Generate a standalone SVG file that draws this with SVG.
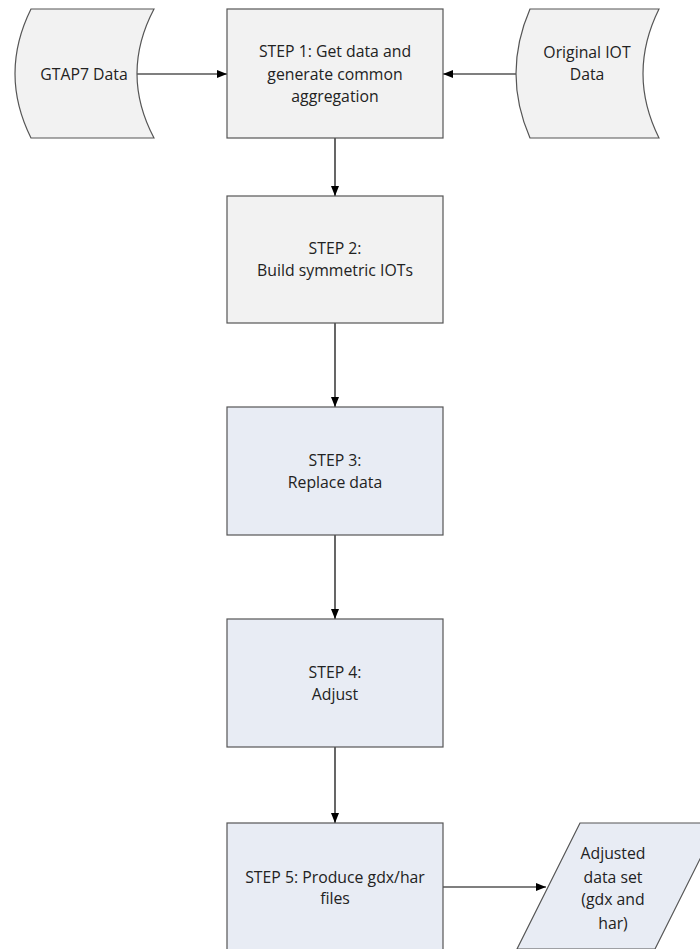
<svg xmlns="http://www.w3.org/2000/svg" width="700" height="949" viewBox="0 0 700 949">
<defs>
<marker id="ah" markerWidth="10" markerHeight="8" refX="10" refY="4" orient="auto" markerUnits="userSpaceOnUse">
<path d="M0,0 L10,4 L0,8 Z" fill="#000"/>
</marker>
<style>
.gray{fill:#f2f2f2;stroke:#555;stroke-width:1.2}
.blue{fill:#e8ecf4;stroke:#555;stroke-width:1.2}
.t{font-family:"Open Sans","Noto Sans",sans-serif;font-size:15.8px;fill:#222;text-anchor:middle}
.c{stroke:#000;stroke-width:1.2;fill:none;marker-end:url(#ah)}
</style>
</defs>
<rect width="700" height="949" fill="#fff"/>
<g id="connectors">
<line class="c" x1="137" y1="74" x2="227" y2="74"/>
<line class="c" x1="516" y1="74" x2="443" y2="74"/>
<line class="c" x1="335" y1="138" x2="335" y2="196"/>
<line class="c" x1="335" y1="323" x2="335" y2="407"/>
<line class="c" x1="335" y1="535" x2="335" y2="619"/>
<line class="c" x1="335" y1="747" x2="335" y2="823"/>
<line class="c" x1="443" y1="887" x2="546" y2="887"/>
</g>
<g id="gtap7">
<path class="gray" d="M31,9 L154,9 Q120,73.5 154,138 L31,138 Q-1,73.5 31,9 Z"/>
<text class="t" x="84" y="80">GTAP7 Data</text>
</g>
<g id="original-iot">
<path class="gray" d="M530,9 L659,9 Q627,73.5 659,138 L530,138 Q502,73.5 530,9 Z"/>
<text class="t" x="587" y="58">Original IOT</text>
<text class="t" x="587" y="80">Data</text>
</g>
<g id="step1">
<rect class="gray" x="227" y="9" width="216" height="129"/>
<text class="t" x="335" y="57">STEP 1: Get data and</text>
<text class="t" x="335" y="80">generate common</text>
<text class="t" x="335" y="102">aggregation</text>
</g>
<g id="step2">
<rect class="gray" x="227" y="196" width="216" height="127"/>
<text class="t" x="335" y="254">STEP 2:</text>
<text class="t" x="335" y="276">Build symmetric IOTs</text>
</g>
<g id="step3">
<rect class="blue" x="227" y="407" width="216" height="128"/>
<text class="t" x="335" y="466">STEP 3:</text>
<text class="t" x="335" y="488">Replace data</text>
</g>
<g id="step4">
<rect class="blue" x="227" y="619" width="216" height="128"/>
<text class="t" x="335" y="678">STEP 4:</text>
<text class="t" x="335" y="700">Adjust</text>
</g>
<g id="step5">
<rect class="blue" x="227" y="823" width="216" height="140"/>
<text class="t" x="335" y="883">STEP 5: Produce gdx/har</text>
<text class="t" x="335" y="904">files</text>
</g>
<g id="adjusted-data">
<path class="blue" d="M580,823 L718,823 L655,949 L517,949 Z"/>
<text class="t" x="613" y="859">Adjusted</text>
<text class="t" x="613" y="883">data set</text>
<text class="t" x="613" y="905">(gdx and</text>
<text class="t" x="613" y="929">har)</text>
</g>
</svg>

☆ ☆ ☆ ☆

→ Task requirements
All of the lines above should be printed exactly, minus the pictures.

→ Answer to this task
Generate a standalone SVG file that draws this with SVG.
<svg xmlns="http://www.w3.org/2000/svg" width="700" height="949" viewBox="0 0 700 949">
<defs>
<marker id="ah" markerWidth="10" markerHeight="8" refX="10" refY="4" orient="auto" markerUnits="userSpaceOnUse">
<path d="M0,0 L10,4 L0,8 Z" fill="#000"/>
</marker>
<style>
.gray{fill:#f2f2f2;stroke:#555;stroke-width:1.2}
.blue{fill:#e8ecf4;stroke:#555;stroke-width:1.2}
.t{font-family:"Open Sans","Noto Sans",sans-serif;font-size:15.8px;fill:#222;text-anchor:middle}
.c{stroke:#000;stroke-width:1.2;fill:none;marker-end:url(#ah)}
</style>
</defs>
<rect width="700" height="949" fill="#fff"/>
<g id="connectors">
<line class="c" x1="137" y1="74" x2="227" y2="74"/>
<line class="c" x1="516" y1="74" x2="443" y2="74"/>
<line class="c" x1="335" y1="138" x2="335" y2="196"/>
<line class="c" x1="335" y1="323" x2="335" y2="407"/>
<line class="c" x1="335" y1="535" x2="335" y2="619"/>
<line class="c" x1="335" y1="747" x2="335" y2="823"/>
<line class="c" x1="443" y1="887" x2="546" y2="887"/>
</g>
<g id="gtap7">
<path class="gray" d="M31,9 L154,9 Q120,73.5 154,138 L31,138 Q-1,73.5 31,9 Z"/>
<text class="t" x="84" y="80">GTAP7 Data</text>
</g>
<g id="original-iot">
<path class="gray" d="M530,9 L659,9 Q627,73.5 659,138 L530,138 Q502,73.5 530,9 Z"/>
<text class="t" x="587" y="58">Original IOT</text>
<text class="t" x="587" y="80">Data</text>
</g>
<g id="step1">
<rect class="gray" x="227" y="9" width="216" height="129"/>
<text class="t" x="335" y="57">STEP 1: Get data and</text>
<text class="t" x="335" y="80">generate common</text>
<text class="t" x="335" y="102">aggregation</text>
</g>
<g id="step2">
<rect class="gray" x="227" y="196" width="216" height="127"/>
<text class="t" x="335" y="254">STEP 2:</text>
<text class="t" x="335" y="276">Build symmetric IOTs</text>
</g>
<g id="step3">
<rect class="blue" x="227" y="407" width="216" height="128"/>
<text class="t" x="335" y="466">STEP 3:</text>
<text class="t" x="335" y="488">Replace data</text>
</g>
<g id="step4">
<rect class="blue" x="227" y="619" width="216" height="128"/>
<text class="t" x="335" y="678">STEP 4:</text>
<text class="t" x="335" y="700">Adjust</text>
</g>
<g id="step5">
<rect class="blue" x="227" y="823" width="216" height="140"/>
<text class="t" x="335" y="883">STEP 5: Produce gdx/har</text>
<text class="t" x="335" y="904">files</text>
</g>
<g id="adjusted-data">
<path class="blue" d="M580,823 L718,823 L655,949 L517,949 Z"/>
<text class="t" x="613" y="859">Adjusted</text>
<text class="t" x="613" y="883">data set</text>
<text class="t" x="613" y="905">(gdx and</text>
<text class="t" x="613" y="929">har)</text>
</g>
</svg>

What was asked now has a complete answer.